Sunday, 7 December 2008


Naim-Ul-Karim
The provision for the country's exportable items enjoying the official cash incentive will undergo a major revision in a bid to make the fiscal support more purposeful and time bound, officials said Saturday.
They said the government has already started to scrutinise the exact status of the country's prime export items in the global market as it has planned to bring some of those, which are not enjoying cash incentive benefit, under the net of the state's fiscal support.
The government move comes amid the widespread apprehension that some of the country's prime export items including knitwear and woven garments might face shocks due to the impact of the ongoing world financial meltdown, officials said.
As part of the move, they said, the Ministry of Commerce has already brought the list of the country's prime export items across the table for discussing their fate in world market as financial tsunami started taking its toll on many developed economies.
Secretary of the Ministry of Commerce Feroz Ahmed told the FE Saturday "We have started to review the real status of the country's exportable items."
He said the relevant desk of his ministry has been assigned to prepare a work plan after reviewing the list of existing cash incentive recipient products.
The government in September last made the announcement to provide cash subsidy to 13 export items in the current fiscal for receiving fiscal support cash on the products against net repatriation of the FoB (free on board) prices during the period from July 1, 2008 to June 30, 2009.
The government has decided to provide 20 per cent cash incentive for exporting agro-products, including vegetables and fruits, while it is 15 per cent for leather goods.
Cash subsidy on home-made textile, frozen foods, bone dust, jute goods, potato, bicycle, light engineering products, day-old chicks and halal meat will be given at the rate of 5.0 per cent, 10 per cent, 15 per cent, 7.50 per cent, 10 per cent, 15 per cent, 10 per cent, 15 per cent and 20 per cent respectively.
The products, which are made of 'hogla', 'khra' and 'akher chhobra', will be offered cash incentive at rates between 15 per cent and 20 per cent while 20 per cent for liquid glucose.
Officials said when the government prepared the list of cash incentive recipient products at that time, the world economic situation was not like that of today. In the changed situation, it is now very important to provide more support to traditional major export items instead of non-traditional ones, they said.
"Earlier our focus was to diversify the export basket by selecting products for awarding cash incentive. But now we think that it is high time to protect large quantities of traditional export products of apparel industry," a senior commerce ministry official said.

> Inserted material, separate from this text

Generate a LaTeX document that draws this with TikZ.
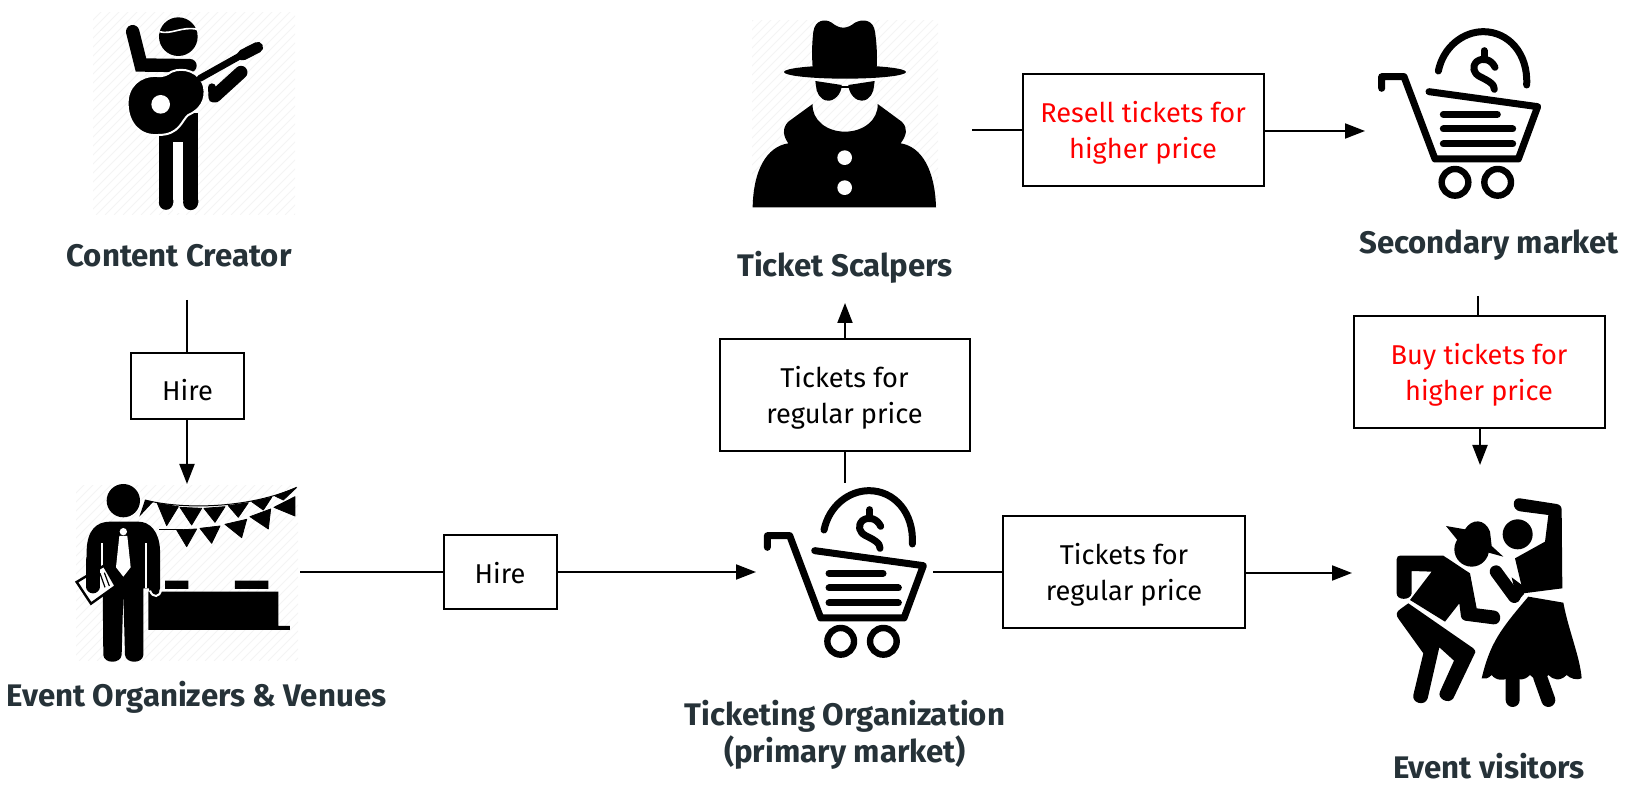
\documentclass[tikz,border=0pt]{standalone}
\usepackage{fontspec}
\setmainfont{Fira Sans}
\usetikzlibrary{arrows.meta}
\definecolor{labelink}{HTML}{263238}
\definecolor{stripeink}{HTML}{F4F4F4}
\tikzset{
  boxnode/.style={draw=black,line width=1pt,fill=white,inner sep=0pt,align=center,text=black,font=\fontsize{13.6}{18}\selectfont},
  redtext/.style={text=red},
  title/.style={text=labelink,inner sep=0pt,anchor=base,align=center,font=\fontsize{15.6}{18.5}\selectfont\bfseries},
  link/.style={line width=1pt,draw=black},
  arrowlink/.style={link,-{Triangle[length=10pt,width=7.5pt]}},
  ink/.style={fill=black,draw=none},
  flag/.style={fill=black,draw=black,line width=0.4pt,line join=round},
  stroke/.style={draw=black,line cap=round,line join=round,line width=#1},
}
\newcommand{\lowerline}{\rule{0pt}{13pt}}
\newcommand{\hatchsquare}[4]{%
  \begin{scope}
    \clip (#1,#2) rectangle (#3,#4);
    \foreach \k in {-240,-231,...,300} {
      \draw[stripeink,line width=0.5pt] (#1+\k,#4) -- ++(240,-240);
    }
  \end{scope}}
\newcommand{\carticon}[2]{%
  \begin{scope}[shift={(#1,#2)},scale=1/3]
    \draw[stroke=3.5pt] (65,235) -- (65,200) -- (132,200) -- (225,447) -- (475,447) -- (533,290) -- (207,245);
    \draw[stroke=3.5pt] (250,313) -- (412,313) (250,357) -- (458,357) (250,402) -- (458,402);
    \draw[stroke=3.2pt] (285,517) circle[radius=40] (413,517) circle[radius=40];
    \draw[stroke=3.5pt] (235,183) .. controls (250,110) and (310,65) .. (370,65) .. controls (445,65) and (505,130) .. (500,225);
    \draw[stroke=3.5pt] (405,172) .. controls (395,150) and (370,140) .. (350,155) .. controls (335,170) and (340,190) .. (360,200) .. controls (380,210) and (405,222) .. (403,238);
    \draw[stroke=3.5pt] (372,122) -- (372,145);
  \end{scope}}
\begin{document}
\begin{tikzpicture}[x=0.5pt,y=-0.5pt]
\useasboundingbox (0,0) rectangle (1639,806);
% hatching
\hatchsquare{93}{13}{295}{215}
\hatchsquare{76}{486}{298}{661}
\hatchsquare{752}{21}{938}{207}
% guitar player
\begin{scope}[shift={(60,0)},scale=1/3]
  \fill[ink] (355,110) circle[radius=58];
  \draw[white,line width=0.8pt] (298,95) .. controls (335,105) and (365,78) .. (412,88);
  \draw[stroke=6.7pt,line cap=round,line join=miter] (218,95) -- (243,195) -- (390,197);
  \fill[ink] (297,340) rectangle (415,600);
  \fill[white] (340,425) rectangle (370,640);
  \fill[ink] (318,608) circle[radius=21.5] (392,608) circle[radius=22.5];
  \fill[ink] (297,600) rectangle (340,608) (370,600) rectangle (415,608);
  \draw[white,fill=black,line width=1pt] (203,315) .. controls (200,260) and (240,225) .. (290,228) .. controls (310,230) and (320,225) .. (335,215) .. controls (370,200) and (420,215) .. (432,260) .. controls (440,300) and (420,330) .. (385,345) .. controls (365,360) and (360,405) .. (295,405) .. controls (240,410) and (205,370) .. (203,315) -- cycle;
  \fill[white] (302,313) circle[radius=28];
  \draw[stroke=3.4pt] (420,235) -- (545,165);
  \draw[stroke=5.5pt] (548,165) -- (593,142);
  \draw[stroke=6.5pt] (465,288) -- (543,217);
  \draw[stroke=4pt] (456,262) -- (458,295);
\end{scope}
% organizer
\begin{scope}[shift={(50,460)},scale=1/3]
  \draw[black,line width=0.5pt] (285,120) .. controls (400,150) and (600,145) .. (740,82);
  \fill[ink] (285,120) -- (310,125) -- (268,170) -- cycle;
  \draw[flag] (322,130) -- (385,140) -- (350,197) -- cycle;
  \draw[flag] (390,142) -- (455,145) -- (425,195) -- cycle;
  \draw[flag] (462,145) -- (525,140) -- (495,187) -- cycle;
  \draw[flag] (535,137) -- (595,128) -- (565,172) -- cycle;
  \draw[flag] (605,125) -- (665,112) -- (640,150) -- cycle;
  \draw[flag] (675,108) -- (738,84) -- (700,120) -- cycle;
  \draw[white,line width=0.8pt] (400,204) .. controls (520,200) and (640,170) .. (750,97);
  \draw[black,line width=0.5pt] (328,208) -- (400,208);
  \draw[flag] (380,210) -- (440,207) -- (410,260) -- cycle;
  \draw[flag] (450,205) -- (510,198) -- (485,250) -- cycle;
  \draw[flag] (525,193) -- (590,178) -- (575,233) -- cycle;
  \draw[flag] (600,170) -- (662,147) -- (655,207) -- cycle;
  \draw[flag] (672,142) -- (735,110) -- (735,168) -- cycle;
  \fill[ink] (295,395) rectangle (685,510) (685,498) rectangle (720,510);
  \fill[ink] (345,362) rectangle (415,387) (555,362) rectangle (655,387);
  \fill[ink] (220,122) circle[radius=50];
  \fill[ink] (108,380) -- (110,270) .. controls (112,210) and (140,185) .. (180,185) -- (265,185) .. controls (300,185) and (328,215) .. (330,270) -- (330,385) .. controls (325,415) and (300,415) .. (297,385) -- (280,385) -- (280,585) .. controls (278,612) and (228,612) .. (225,585) -- (220,400) -- (215,585) .. controls (212,612) and (162,612) .. (160,585) -- (158,380) -- cycle;
  \draw[white,line width=0.7pt] (156,250) -- (156,370) (288,250) -- (288,385);
  \fill[white] (208,228) -- (232,228) -- (242,322) -- (220,350) -- (198,322) -- cycle;
  \fill[white] (220,215) circle[radius=11];
  \draw[black,fill=white,line width=1.2pt] (80,366) -- (162,317) -- (197,378) -- (123,431) -- cycle;
  \draw[black,line width=0.6pt] (150,340) -- (165,382) (163,338) -- (178,378);
  \draw[stroke=6.7pt] (129,300) -- (129,380);
  \draw[white,line width=1pt] (300,392) .. controls (308,415) and (330,412) .. (333,390);
\end{scope}
% scalper
\begin{scope}[shift={(730,0)},scale=1/3]
  \fill[ink] (248,205) .. controls (245,160) and (246,130) .. (250,95) .. controls (255,60) and (285,55) .. (305,68) .. controls (330,88) and (350,88) .. (375,68) .. controls (400,55) and (430,60) .. (435,95) .. controls (440,130) and (442,160) .. (440,205) -- cycle;
  \fill[ink] (345,216) ellipse[x radius=183,y radius=20];
  \fill[ink] (256,243) -- (335,255) .. controls (335,285) and (310,303) .. (295,302) .. controls (270,302) and (258,275) .. (258,258) -- cycle;
  \fill[ink] (434,243) -- (355,255) .. controls (357,285) and (380,303) .. (395,302) .. controls (420,302) and (432,275) .. (432,258) -- cycle;
  \draw[black,line width=1pt] (330,260) -- (360,260);
  \fill[ink] (248,312) -- (175,365) .. controls (155,385) and (160,410) .. (175,430) .. controls (110,440) and (70,510) .. (68,622) -- (618,622) .. controls (615,510) and (575,440) .. (512,430) .. controls (530,405) and (535,385) .. (515,365) -- (443,312) .. controls (445,360) and (400,395) .. (345,395) .. controls (290,395) and (245,360) .. (248,312) -- cycle;
  \fill[white] (344,473) circle[radius=22] (344,563) circle[radius=22];
\end{scope}
% carts
\carticon{1360}{10}
\carticon{745.7}{469}
\begin{scope}[shift={(1380,490)},scale=1/3]
  % woman
  \fill[ink] (413,133) circle[radius=45];
  \fill[ink] (420,25) -- (530,42) .. controls (540,44) and (545,50) .. (545,60) -- (547,295) -- (430,310) -- (405,205) -- (495,155) -- (505,75) -- (420,64) .. controls (395,60) and (395,22) .. (420,25) -- cycle;
  \draw[stroke=6.3pt] (348,245) -- (403,320);
  \fill[ink] (395,262) -- (432,290) -- (432,312) -- (412,335) -- cycle;
  \fill[ink] (445,320) -- (550,338) .. controls (565,420) and (600,500) .. (605,565) .. controls (590,572) and (570,565) .. (560,555) .. controls (540,575) and (520,570) .. (505,555) .. controls (490,575) and (460,570) .. (450,555) .. controls (430,575) and (410,570) .. (395,555) .. controls (375,578) and (345,570) .. (335,555) .. controls (325,565) and (315,568) .. (305,565) .. controls (330,460) and (360,420) .. (445,320) -- cycle;
  \draw[stroke=7pt] (398,560) -- (398,630) (480,560) -- (505,630);
  % man
  \fill[ink] (275,178) circle[radius=52];
  \fill[ink] (198,108) -- (255,118) .. controls (275,85) and (315,85) .. (330,125) -- (335,168) -- (370,200) -- (315,185) -- (232,150) -- cycle;
  \fill[ink] (50,208) .. controls (50,200) and (55,197) .. (60,197) -- (190,197) -- (270,250) -- (290,355) -- (345,362) .. controls (368,368) and (365,405) .. (340,403) -- (255,392) .. controls (247,390) and (245,385) .. (243,380) -- (238,340) -- (195,395) -- (90,330) -- (155,245) -- (95,243) -- (95,310) .. controls (92,332) and (50,332) .. (50,310) -- cycle;
  \fill[ink] (85,340) -- (280,475) .. controls (290,485) and (285,490) .. (282,495) -- (220,625) .. controls (205,645) and (170,625) .. (180,605) -- (222,512) -- (178,472) -- (143,625) .. controls (135,650) and (95,640) .. (100,615) -- (130,490) -- (58,390) .. controls (45,375) and (50,365) .. (60,358) -- cycle;
\end{scope}
% titles
\node[title] (creator) at (179,267) {Content Creator};
\node[title] (organizers) at (196.5,706) {Event Organizers \& Venues};
\node[title,anchor=center] (ticketing) at (845,735) {Ticketing Organization\\(primary market)};
\node[title] (scalpers) at (845,277) {Ticket Scalpers};
\node[title] (secondary) at (1489,254) {Secondary market};
\node[title] (visitors) at (1489,778) {Event visitors};
% boxes
\node[boxnode,minimum width=56.5pt,minimum height=33pt] (hirev) at (187.5,386.5) {\rule{0pt}{14pt}Hire};
\node[boxnode,minimum width=56.5pt,minimum height=37pt] (hireh) at (500,572.5) {\rule{0pt}{11pt}Hire};
\node[boxnode,minimum width=125pt,minimum height=56pt] (regup) at (844.5,395.5) {\lowerline Tickets for\\regular price};
\node[boxnode,minimum width=121pt,minimum height=56pt] (regright) at (1124,572) {\lowerline Tickets for\\regular price};
\node[boxnode,redtext,minimum width=120.5pt,minimum height=56pt] (resell) at (1143,130.5) {\lowerline Resell tickets for\\higher price};
\node[boxnode,redtext,minimum width=125.5pt,minimum height=56pt] (buy) at (1479,372.5) {\lowerline Buy tickets for\\higher price};
% connector ends
\coordinate (a1) at (187,300);
\coordinate (a2) at (187,484);
\coordinate (b1) at (300,572);
\coordinate (b2) at (756,572);
\coordinate (c1) at (845,483);
\coordinate (c2) at (845,303);
\coordinate (d1) at (972,130);
\coordinate (d2) at (1365,131);
\coordinate (e1) at (1478,296);
\coordinate (e2) at (1480,465);
\coordinate (f1) at (933,572);
\coordinate (f2) at (1352,573);
\draw[link] (a1) -- (a1 |- hirev.north);
\draw[arrowlink] (a2 |- hirev.south) -- (a2);
\draw[link] (b1) -- (b1 -| hireh.west);
\draw[arrowlink] (b2 -| hireh.east) -- (b2);
\draw[link] (c1) -- (c1 |- regup.south);
\draw[arrowlink] (c2 |- regup.north) -- (c2);
\draw[link] (d1) -- (d1 -| resell.west);
\draw[arrowlink] (d2 -| resell.east) -- (d2);
\draw[link] (e1) -- (e1 |- buy.north);
\draw[arrowlink] (e2 |- buy.south) -- (e2);
\draw[link] (f1) -- (f1 -| regright.west);
\draw[arrowlink] (f2 -| regright.east) -- (f2);
\end{tikzpicture}
\end{document}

"We'll submit our report to the ministry head soon," he said, adding there is a need of purposeful and time-bound use of fiscal support so that the export target set for the current fiscal year can be achieved.
The government set the country's export target for the current fiscal year at $ 16.298 billion against the previous year's earning of $14.11 billion, with garments' earning accounting for over two thirds.
The official has, however, refused to disclose which are the export items that may get more or can for the first time come under the cash incentive benefit and which of the existing beneficiaries can either be dropped out from the list or get lower allocation.
The government allocated a total of Tk 8.5 billion as cash incentive for distribution in the current fiscal year, which was Tk 8.0 billion in the last fiscal year.